What is Fair Lending?
Fair lending refers to the practice of providing equal access to credit and mortgage products without discrimination based on race, color, religion, national origin, sex, marital status, age, disability, or other protected characteristics. In the United States, fair lending is governed by laws like the **Fair Housing Act (FHA)**, the **Equal Credit Opportunity Act (ECOA)**, and regulations enforced by agencies such as the Consumer Financial Protection Bureau (CFPB).
The goal of fair lending is simple: ensure that every qualified borrower has an equal opportunity to secure a mortgage, regardless of their background. Unfortunately, systemic barriers and unconscious biases can still create disparities in access to homeownership.
Why Fair Lending Matters
Homeownership is one of the most significant wealth-building tools for families. Mortgages enable individuals to invest in property, build equity, and create financial stability. However, historical and ongoing disparities in lending practices have disproportionately affected marginalized groups, contributing to the racial wealth gap and limiting economic mobility.
For example, studies have shown that Black and Hispanic borrowers are more likely to be denied mortgages than white borrowers with similar credit profiles. According to a 2023 report from the CFPB, Black applicants were denied at a rate of 18.7%, compared to 10.4% for white applicants. These disparities underscore the need for robust fair lending practices to level the playing field.

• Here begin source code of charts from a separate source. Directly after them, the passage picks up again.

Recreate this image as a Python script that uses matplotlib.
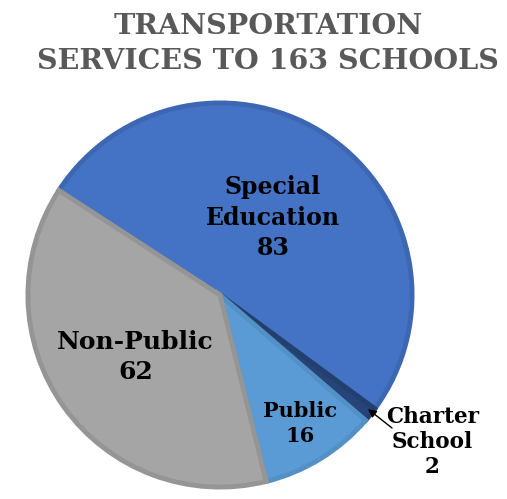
import matplotlib.pyplot as plt

categories = ["Special\nEducation", "Charter\nSchool", "Public", "Non-Public"]
values = [83, 2, 16, 62]
fills = ["#4472C4", "#264478", "#5B9BD5", "#A5A5A5"]
edges = ["#3E67B1", "#22406E", "#5290C6", "#959595"]

fig = plt.figure(figsize=(5.07, 4.99), dpi=100)
ax = fig.add_axes([25 / 507, 9 / 499, 390 / 507, 390 / 499])

wedges, _ = ax.pie(values, startangle=147, counterclock=False, colors=fills,
                   radius=0.985)
for w, ec in zip(wedges, edges):
    w.set_edgecolor(ec)
    w.set_linewidth(3.5)
ax.set_xlim(-1, 1)
ax.set_ylim(-1, 1)
ax.axis("off")

font = dict(family="DejaVu Serif", fontweight="bold", color="black",
            ha="center", va="center")
ax.text(0.272, 0.397, f"{categories[0]}\n{values[0]}", fontsize=17,
        linespacing=1.34, **font)
ax.text(-0.433, -0.318, f"{categories[3]}\n{values[3]}", fontsize=18,
        linespacing=1.3, **font)
ax.text(0.41, -0.659, f"{categories[2]}\n{values[2]}", fontsize=15,
        linespacing=1.3, **font)
ax.text(1.09, -0.754, f"{categories[1]}\n{values[1]}", fontsize=15.5,
        linespacing=1.2, **font)
ax.annotate("", xy=(0.759, -0.585), xytext=(0.882, -0.682),
            arrowprops=dict(arrowstyle="-|>", color="black", lw=1,
                            shrinkA=0, shrinkB=0, mutation_scale=12),
            annotation_clip=False)

fig.text(268 / 507, 1 - 44 / 499, "TRANSPORTATION\nSERVICES TO 163 SCHOOLS",
         ha="center", va="center", family="DejaVu Serif", fontweight="bold",
         color="#595959", fontsize=20.5, linespacing=1.38)

plt.savefig("out.png", dpi=100)
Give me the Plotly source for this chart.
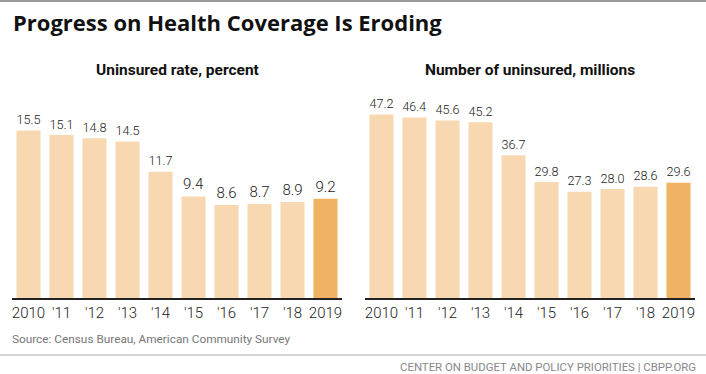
import plotly.graph_objects as go

years = ["2010", "'11", "'12", "'13", "'14", "'15", "'16", "'17", "'18", "2019"]
rate = [15.5, 15.1, 14.8, 14.5, 11.7, 9.4, 8.6, 8.7, 8.9, 9.2]
number = [47.2, 46.4, 45.6, 45.2, 36.7, 29.8, 27.3, 28.0, 28.6, 29.6]
rate_labels = ["15.5", "15.1", "14.8", "14.5", "11.7", "9.4", "8.6", "8.7", "8.9", "9.2"]
number_labels = ["47.2", "46.4", "45.6", "45.2", "36.7", "29.8", "27.3", "28.0", "28.6", "29.6"]

LIGHT = "#F8D8B0"
DARK = "#F0B263"
colors = [LIGHT] * 9 + [DARK]

W, H = 706, 374
FONT = "Roboto"

fig = go.Figure()
fig.add_trace(go.Bar(x=years, y=rate, text=rate_labels, textposition="outside",
                     marker=dict(color=colors, line=dict(width=0)),
                     textfont=dict(family=FONT, size=15, color="#222", weight=300),
                     cliponaxis=False, xaxis="x", yaxis="y", hoverinfo="skip"))
fig.add_trace(go.Bar(x=years, y=number, text=number_labels, textposition="outside",
                     marker=dict(color=colors, line=dict(width=0)),
                     textfont=dict(family=FONT, size=15, color="#222", weight=300),
                     cliponaxis=False, xaxis="x2", yaxis="y2", hoverinfo="skip"))

ybot = 1 - 298 / H
ytop = 1 - 100 / H
axis_common = dict(showgrid=False, zeroline=False, showline=True, linecolor="#222",
                   linewidth=2, ticks="", tickfont=dict(family=FONT, size=15, color="#222", weight=300),
                   fixedrange=True)
fig.update_layout(
    width=W, height=H, margin=dict(l=0, r=0, t=0, b=0),
    paper_bgcolor="white", plot_bgcolor="white", showlegend=False,
    bargap=0.27,
    xaxis=dict(domain=[12 / W, 342 / W], anchor="y", **axis_common),
    xaxis2=dict(domain=[365 / W, 695 / W], anchor="y2", **axis_common),
    yaxis=dict(domain=[ybot, ytop], range=[0, 198 / 10.8], visible=False, anchor="x"),
    yaxis2=dict(domain=[ybot, ytop], range=[0, 198 / 3.89], visible=False, anchor="x2"),
)

def ann(text, x, y, size, color, weight=400, xanchor="left", family=FONT):
    fig.add_annotation(text=text, x=x / W, y=1 - y / H, xref="paper", yref="paper",
                       xanchor=xanchor, yanchor="middle", showarrow=False,
                       font=dict(family=family, size=size, color=color, weight=weight))

ann("Progress on Health Coverage Is Eroding", 11, 22, 22, "#111", 700, family="Open Sans")
ann("Uninsured rate, percent", 177, 70, 15.5, "#111", 700, "center")
ann("Number of uninsured, millions", 530, 70, 15.5, "#111", 700, "center")
ann("Source: Census Bureau, American Community Survey", 10, 339, 11.8, "#777")
ann("CENTER ON BUDGET AND POLICY PRIORITIES | CBPP.ORG", 698, 367, 11.4, "#888", 400, "right")

fig.add_shape(type="line", xref="paper", yref="paper", x0=0, x1=1, y0=1 - 1 / H, y1=1 - 1 / H,
              line=dict(color="#999", width=2))
fig.add_shape(type="line", xref="paper", yref="paper", x0=0, x1=1, y0=1 - 355 / H, y1=1 - 355 / H,
              line=dict(color="#aaa", width=1))

fig.write_html("out.html", config={"displayModeBar": False},
               post_script="document.body.style.margin='0px';document.body.style.overflow='hidden';")
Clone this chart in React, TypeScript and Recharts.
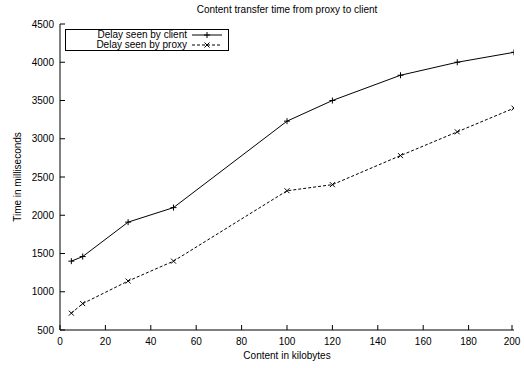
import React from 'react';
import { LineChart, Line, XAxis, YAxis, Legend } from 'recharts';

const FONT = '"Liberation Sans", Arial, Helvetica, sans-serif';

// content size in KB and measured delays (ms)
const contentKb = [5, 10, 30, 50, 100, 120, 150, 175, 200];
const clientDelay = [1400, 1460, 1910, 2100, 3230, 3500, 3830, 4000, 4130];
const proxyDelay = [720, 845, 1140, 1400, 2320, 2400, 2780, 3090, 3400];

const xTicks = [0, 20, 40, 60, 80, 100, 120, 140, 160, 180, 200];
const yTicks = [500, 1000, 1500, 2000, 2500, 3000, 3500, 4000, 4500];

const data = contentKb.map((kb, i) => ({ kb, client: clientDelay[i], proxy: proxyDelay[i] }));

const TICK_LEN = 5;

const BottomTick = ({ x, y, payload }: any) => (
  <g>
    <line x1={x} y1={y} x2={x} y2={y - TICK_LEN} stroke="#000" />
    <text x={x} y={y + 15} textAnchor="middle" fontSize={10} fontFamily={FONT} fill="#000">
      {payload.value}
    </text>
  </g>
);

const TopTick = ({ x, y }: any) => <line x1={x} y1={y} x2={x} y2={y + TICK_LEN} stroke="#000" />;

const LeftTick = ({ x, y, payload }: any) => (
  <g>
    <line x1={x} y1={y} x2={x + TICK_LEN} y2={y} stroke="#000" />
    <text x={x - 6} y={y + 3.6} textAnchor="end" fontSize={10} fontFamily={FONT} fill="#000">
      {payload.value}
    </text>
  </g>
);

const RightTick = ({ x, y }: any) => <line x1={x} y1={y} x2={x - TICK_LEN} y2={y} stroke="#000" />;

const PlusMark = ({ cx, cy }: any) => (
  <path d={`M${cx - 3},${cy}H${cx + 3}M${cx},${cy - 3}V${cy + 3}`} stroke="#000" strokeWidth={1} fill="none" />
);

const CrossMark = ({ cx, cy }: any) => (
  <path
    d={`M${cx - 2.5},${cy - 2.5}L${cx + 2.5},${cy + 2.5}M${cx - 2.5},${cy + 2.5}L${cx + 2.5},${cy - 2.5}`}
    stroke="#000"
    strokeWidth={1}
    fill="none"
  />
);

const renderLegend = ({ payload }: any) => (
  <div
    style={{
      border: '1px solid #000',
      width: 162,
      background: '#fff',
      fontFamily: FONT,
      fontSize: 10,
      color: '#000',
    }}
  >
    {(payload || []).map((entry: any) => {
      const dashed = entry.dataKey === 'proxy';
      return (
        <div
          key={entry.dataKey}
          style={{ display: 'flex', justifyContent: 'flex-end', alignItems: 'center', height: 10 }}
        >
          <span style={{ lineHeight: '10px' }}>{entry.value}</span>
          <svg width={30} height={10} style={{ marginLeft: 5, marginRight: 6, display: 'block' }}>
            <line x1={0} y1={5} x2={30} y2={5} stroke="#000" strokeDasharray={dashed ? '3 2' : undefined} />
            {dashed ? <CrossMark cx={15} cy={5} /> : <PlusMark cx={15} cy={5} />}
          </svg>
        </div>
      );
    })}
  </div>
);

export default function App() {
  return (
    <div style={{ position: 'relative', width: 524, height: 368, background: '#fff', fontFamily: FONT }}>
      <style>{'body{margin:0}'}</style>
      <div
        style={{
          position: 'absolute',
          left: 60,
          width: 454,
          top: 4,
          textAlign: 'center',
          fontSize: 10,
          lineHeight: '12px',
        }}
      >
        Content transfer time from proxy to client
      </div>
      <div
        style={{
          position: 'absolute',
          left: 60,
          width: 454,
          top: 350,
          textAlign: 'center',
          fontSize: 10,
          lineHeight: '12px',
        }}
      >
        Content in kilobytes
      </div>
      <div
        style={{
          position: 'absolute',
          left: 18 - 60,
          top: 177 - 6,
          width: 120,
          textAlign: 'center',
          fontSize: 10,
          lineHeight: '12px',
          transform: 'rotate(-90deg)',
        }}
      >
        Time in milliseconds
      </div>
      <LineChart width={524} height={368} data={data} margin={{ top: 24, right: 10, bottom: 0, left: 0 }}>
        <XAxis
          dataKey="kb"
          type="number"
          domain={[0, 200]}
          ticks={xTicks}
          height={38}
          tickSize={0}
          tickMargin={0}
          tickLine={false}
          tick={<BottomTick />}
          axisLine={{ stroke: '#000' }}
          allowDataOverflow
        />
        <XAxis
          xAxisId="top"
          orientation="top"
          type="number"
          domain={[0, 200]}
          ticks={xTicks}
          height={0}
          tickSize={0}
          tickMargin={0}
          tickLine={false}
          tick={<TopTick />}
          axisLine={{ stroke: '#000' }}
          allowDataOverflow
        />
        <YAxis
          type="number"
          domain={[500, 4500]}
          ticks={yTicks}
          width={60}
          tickSize={0}
          tickMargin={0}
          tickLine={false}
          tick={<LeftTick />}
          axisLine={{ stroke: '#000' }}
          allowDataOverflow
        />
        <YAxis
          yAxisId="right"
          orientation="right"
          type="number"
          domain={[500, 4500]}
          ticks={yTicks}
          width={0}
          tickSize={0}
          tickMargin={0}
          tickLine={false}
          tick={<RightTick />}
          axisLine={{ stroke: '#000' }}
          allowDataOverflow
        />
        <Legend
          layout="vertical"
          align="center"
          verticalAlign="middle"
          content={renderLegend}
          wrapperStyle={{ top: 29, left: 65, width: 'auto' }}
        />
        <Line
          type="linear"
          dataKey="client"
          name="Delay seen by client"
          stroke="#000"
          strokeWidth={1}
          dot={(p: any) => <PlusMark key={`c${p.index}`} cx={p.cx} cy={p.cy} />}
          activeDot={false}
          isAnimationActive={false}
        />
        <Line
          type="linear"
          dataKey="proxy"
          name="Delay seen by proxy"
          stroke="#000"
          strokeWidth={1}
          strokeDasharray="3 2"
          dot={(p: any) => <CrossMark key={`p${p.index}`} cx={p.cx} cy={p.cy} />}
          activeDot={false}
          isAnimationActive={false}
        />
      </LineChart>
    </div>
  );
}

Challenges to Fair Lending in Mortgages
Despite progress, several challenges persist in achieving fair lending:
1. Implicit Bias in Underwriting: Human judgment in loan approvals can introduce unintentional bias, even with standardized criteria. For instance, subjective evaluations of “creditworthiness” may disadvantage certain groups.
2. Algorithmic Bias: Automated underwriting systems and AI-driven tools, while designed to be objective, can perpetuate disparities if trained on historical data reflecting past discriminatory practices.
3. Access to Information: Underserved communities may lack access to financial education or resources to navigate the complex mortgage process, leading to lower application rates or less favorable loan terms.
4. Economic Disparities: Income inequality and lower credit scores among certain demographics can result in higher denial rates, even in the absence of overt discrimination.
5. Redlining and Steering: While overt redlining (denying loans based on geographic areas associated with certain demographics) is illegal, subtle forms of steering or discriminatory marketing practices still occur.
Steps Toward Fair Lending
To create a more equitable mortgage lending system, stakeholders—lenders, regulators, and communities—must work together. Here are actionable steps to promote fair lending:
1. Enhance Transparency: Lenders should provide clear, accessible information about loan products, eligibility criteria, and the application process. Tools like online calculators and multilingual resources can empower borrowers from diverse backgrounds.
2. Train for Bias Awareness: Loan officers and underwriters should undergo regular training to recognize and mitigate implicit biases. This includes understanding how cultural or socioeconomic factors may influence perceptions of creditworthiness.
3. Leverage Technology Responsibly: AI and automated underwriting systems should be audited regularly to ensure they do not perpetuate historical biases. Lenders can also use technology to identify and address disparities in loan approvals.
4. Expand Financial Education: Community outreach programs and partnerships with nonprofits can help educate potential borrowers about credit, budgeting, and the homebuying process. This is particularly critical in underserved areas.
5. Strengthen Regulatory Oversight: Regulators should enforce fair lending laws rigorously, using data-driven approaches to identify patterns of discrimination. The Home Mortgage Disclosure Act (HMDA) provides valuable data to track lending trends and hold institutions accountable.
6. Support Alternative Credit Models: Traditional credit scoring models may disadvantage borrowers with limited credit histories. Lenders can explore alternative data (e.g., rent or utility payments) to assess creditworthiness more inclusively.
7. Promote Diverse Representation: A diverse workforce in the mortgage industry can better understand and serve varied communities. Hiring and promoting professionals from underrepresented groups can foster trust and cultural competence.
The Path Forward
The Commonwealth Group is fully committed to helping our customers achieve their goals toward compliance with Fair Lending regulations. However, Fair Lending in mortgages is not just about compliance—it’s about creating a system where everyone has a fair shot at homeownership. By addressing systemic barriers, leveraging technology responsibly, and fostering collaboration between lenders, regulators, and communities, we can work together to build a more inclusive housing market.